Posted: May 21, 2012 at 12:11 pm
TEA Party Republican Embarrasses Montana in the Wall Street Journal
TEA Party Republican legislator Tom Burnett has a letter in the Wall Street Journal last week calling for slashing school food for poor and hungry children.
Burnett’s letter comes in the wake of calls to reverse Congress’s idiotic declaration that pizza counts as a vegetable. Rep. Tom Burnett, of Bozeman, argues that instead of improving school nutrition, he has “a better reform.” Burnett wants to reduce the food assistance given to poor kids to help them afford school meals.
“To be practical, reforms must re-examine the over-abundance of food offered to children, not just nutritional quality. Too much food, too often, harms.”
For some kids, meals at school are the only food they get.
The Wall Street Journal letter is a follow-up to the bizarre 53-page treatise Burnett penned recently to convince others of his belief that we should cut food for needy kids. In “Hunger in America: The Myth [PDF].” Burnett writes that hunger doesn’t exist because he hasn’t seen it:
No advocates parade a line of emaciated children at any school or playground. They just can’t be found.
But that’s not the only reason Representative Burnett has come to the conclusion that no one is really going hungry. He also bases his case on…wait for it…pictures of fat people he found on the Internet (see right), which he includes in his article as “evidence.”
In addition to claiming that hunger doesn’t exist. He also sanely tells us that not being hungry “kills,”

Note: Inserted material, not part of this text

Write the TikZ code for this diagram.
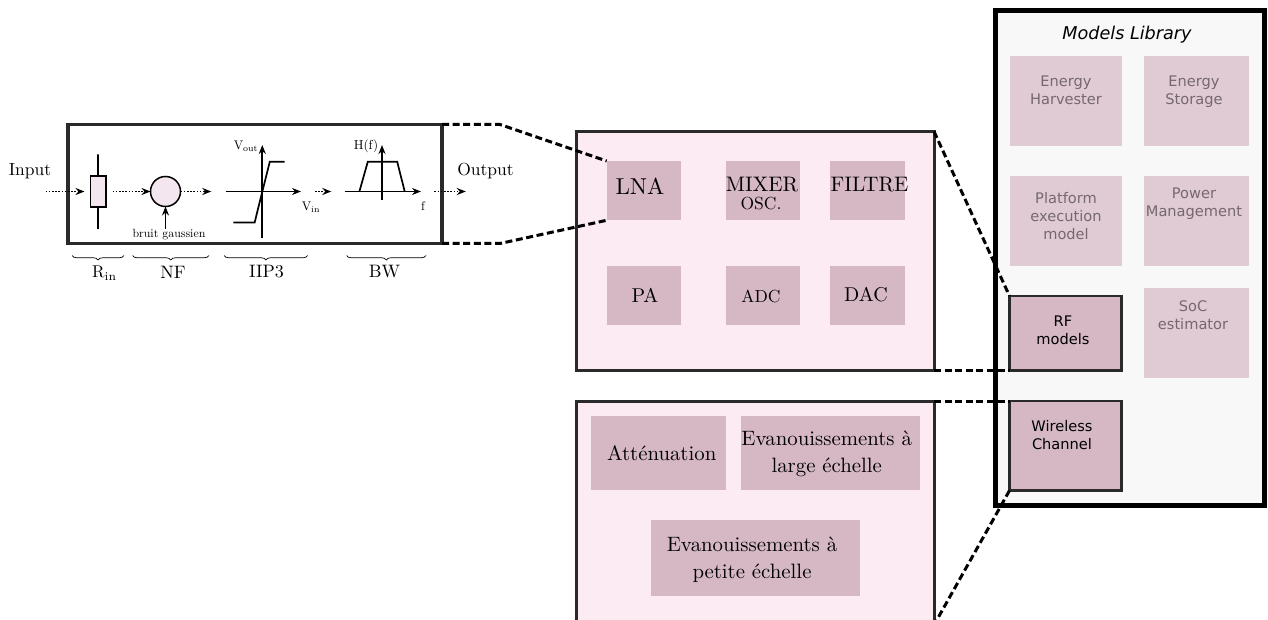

Hunger is a normal part of a healthy person’s day. One should expect to be hungry six hours per day, the two hours preceding each meal. Satiety kills.
In the treatise, Burnett proposed to create a massive federal food police bureaucracy to crack down on the poor to stop them from buying items that Burnett feels they don’t deserve. Those in need, says Burnett are characterized by “Indolence. Shirking responsibility. Indulgence. Enabled laziness.”
They don’t budget or plan. Lack of foresight is common in this population. They don’t restrain their impulses, one of the definitions of management problems. They don’t discipline themselves to stay in school, to turn in their homework, to get out of bed on time, to study when they’d rather watch movies.
Republicans in Congress and the Montana Legislature have made several recent attempts slash the budget for help for hungry kids.